Sleazy but not atypical

More on bad narratives and the lengths some journalists will go to cling to them.

To talk about bad journalistic narratives implies that there are good ones out there. What would a good journalistic narrative look like? This is a complicated question -- narrative is a complex and elusive concept -- but there is one important aspect that we (being a statistically inclined crowd) should be able to get a handle on. A journalistic narrative is a hypothesis.

What do we ask of a hypothesis?

1. It should fit the facts;

2. The likelihood  given our hypothesis of what happened should be greater than the likelihood given the previous hypothesis (the one most readers would reach given the facts);

3. There is not an obvious simpler hypothesis that meets conditions 1. and 2. as well as the new hypothesis does (personally, I like certain 700-year-old quotes but that is, perhaps, a topic for another post);

and if possible

4. It should have predictive value, provide insights and/or suggest interesting questions.

I got to thinking about this due to a post by David Silbey (via Thoma, of course) that addresses a repugnant piece by Jason Zengerle entitled How Savvy Jenny Sanford Sabotaged Ex-Husband Mark’s Political Comeback. Zengerle's title is, from the standpoint of grabbing attention, a good headline but it is also a bad narrative given the rules above.

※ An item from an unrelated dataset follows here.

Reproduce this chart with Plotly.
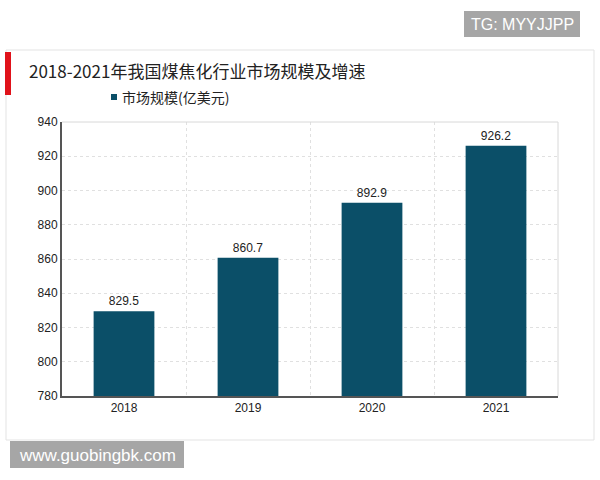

Here's the previous hypothesis: Jenny Sanford has been open about her low opinion of her husband and this campaign but is not getting involved in this campaign.

And here's Zengerle's hypothesis: "Indeed, while Jenny has never come out and publicly opposed Mark’s congressional candidacy — choosing to remain officially neutral — she’s waged a brutally effective passive-aggressive campaign against it."

Zengerle then lists various events that are as or more consistent with the previous hypothesis than they are with his. Perfectly natural choices like bringing charges when you catch an ex-spouse sneaking out of your house are spun as part of a devious plot.

Zengerle gives us no reason to believe Jenny Sanford is being in any way dishonest or inconsistent; he just assumes we'd rather believe something sleazy.